The mistake is assuming that being competitive means being cheap. Competitive pricing means your rates make sense for your quality, speed, reliability, and service range. If you offer polished visuals, dependable turnaround, and media options that help listings perform across MLS, social content, and rental platforms, you should not price yourself against bargain providers.
A premium visual partner is expected to charge like one. The McKinney Images, for example, operates in a market where detail, responsiveness, and listing impact carry real business value.
Licensing and usage deserve attention
Many photographers skip this entirely in residential real estate, but usage still matters. Standard listing photography is usually priced for marketing a specific property during its active listing period. That is very different from broad commercial usage.

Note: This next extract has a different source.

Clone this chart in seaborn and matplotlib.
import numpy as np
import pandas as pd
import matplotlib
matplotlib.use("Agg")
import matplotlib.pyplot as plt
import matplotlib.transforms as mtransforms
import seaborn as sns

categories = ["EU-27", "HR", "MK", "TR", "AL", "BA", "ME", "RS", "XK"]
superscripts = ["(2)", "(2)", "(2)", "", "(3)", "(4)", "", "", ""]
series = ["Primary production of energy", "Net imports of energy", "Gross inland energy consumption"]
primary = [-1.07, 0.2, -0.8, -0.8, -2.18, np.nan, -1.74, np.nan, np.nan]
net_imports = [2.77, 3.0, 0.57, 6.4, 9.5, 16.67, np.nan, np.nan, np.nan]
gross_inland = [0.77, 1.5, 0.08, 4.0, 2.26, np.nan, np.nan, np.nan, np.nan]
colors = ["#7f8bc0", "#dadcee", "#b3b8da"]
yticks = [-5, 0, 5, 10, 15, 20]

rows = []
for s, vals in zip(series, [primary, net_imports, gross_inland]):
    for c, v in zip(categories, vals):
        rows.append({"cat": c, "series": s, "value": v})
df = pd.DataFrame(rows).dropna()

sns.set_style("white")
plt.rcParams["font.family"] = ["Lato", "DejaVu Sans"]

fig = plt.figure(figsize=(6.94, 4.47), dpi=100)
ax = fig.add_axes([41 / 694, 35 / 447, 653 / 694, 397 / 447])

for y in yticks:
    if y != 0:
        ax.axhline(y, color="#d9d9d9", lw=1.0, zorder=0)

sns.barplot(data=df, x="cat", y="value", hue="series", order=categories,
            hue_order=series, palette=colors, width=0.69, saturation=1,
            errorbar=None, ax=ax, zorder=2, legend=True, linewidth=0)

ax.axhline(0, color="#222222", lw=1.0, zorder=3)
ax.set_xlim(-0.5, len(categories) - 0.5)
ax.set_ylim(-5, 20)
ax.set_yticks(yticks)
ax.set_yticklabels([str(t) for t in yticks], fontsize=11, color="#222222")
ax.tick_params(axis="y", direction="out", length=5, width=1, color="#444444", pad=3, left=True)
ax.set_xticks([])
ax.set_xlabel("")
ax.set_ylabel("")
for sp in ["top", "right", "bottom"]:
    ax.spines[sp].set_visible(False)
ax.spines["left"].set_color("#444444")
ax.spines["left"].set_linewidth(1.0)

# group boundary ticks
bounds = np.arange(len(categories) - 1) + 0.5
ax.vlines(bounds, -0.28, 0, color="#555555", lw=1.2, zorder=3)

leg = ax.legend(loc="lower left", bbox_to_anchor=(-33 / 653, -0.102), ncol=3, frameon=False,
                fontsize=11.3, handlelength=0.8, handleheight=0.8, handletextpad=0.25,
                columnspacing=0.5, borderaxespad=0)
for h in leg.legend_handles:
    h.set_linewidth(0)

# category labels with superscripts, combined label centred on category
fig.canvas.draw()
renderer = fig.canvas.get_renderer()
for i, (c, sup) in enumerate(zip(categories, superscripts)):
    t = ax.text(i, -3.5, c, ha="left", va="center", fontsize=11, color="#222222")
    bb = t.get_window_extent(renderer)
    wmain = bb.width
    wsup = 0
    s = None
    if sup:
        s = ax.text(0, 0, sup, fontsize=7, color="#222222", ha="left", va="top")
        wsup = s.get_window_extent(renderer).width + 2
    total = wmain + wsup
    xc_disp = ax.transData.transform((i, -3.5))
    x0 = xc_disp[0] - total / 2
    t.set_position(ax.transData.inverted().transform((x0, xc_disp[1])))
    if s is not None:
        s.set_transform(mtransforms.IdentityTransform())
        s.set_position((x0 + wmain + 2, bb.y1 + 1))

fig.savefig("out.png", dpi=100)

If a builder, designer, brokerage, or brand wants to use your images for ongoing advertising, print campaigns, websites, or portfolio promotion beyond the original listing purpose, that may justify extended usage pricing. You do not need to overcomplicate this for every client, but you should be clear about what your standard fee includes.
This protects both your work and your pricing logic.
Create pricing that is easy to say out loud
If your pricing structure is difficult to explain on a phone call, it is probably too complicated. Strong pricing should feel confident and clear. A client should understand what they are getting, what affects the rate, and which upgrades are available.
That means fewer confusing options and better framing. Instead of presenting a long menu with tiny distinctions, present a core service with logical enhancements. Guide clients toward the package that matches the property and the marketing goal.
When you speak about pricing, do it in business terms. Focus on presentation, turnaround, coverage, and intended use. That shifts the conversation away from cost alone and toward return.
Raise your rates before your calendar forces you to
One of the clearest signals that your pricing is too low is constant demand paired with thin profit. If your schedule is full, revisions are growing, and higher-expectation clients are booking you, your rates may no longer reflect your position in the market.
Rate increases do not need to be dramatic. Often, a measured adjustment to your base package, travel policy, or add-on pricing is enough to improve margins without hurting demand. Better pricing also gives you room to maintain quality, invest in equipment, and deliver the level of service that attracts stronger clients over time.
The best pricing structure is one that supports both your reputation and your operations. If your work helps properties show better, attract attention, and compete harder online, your pricing should reflect that with confidence.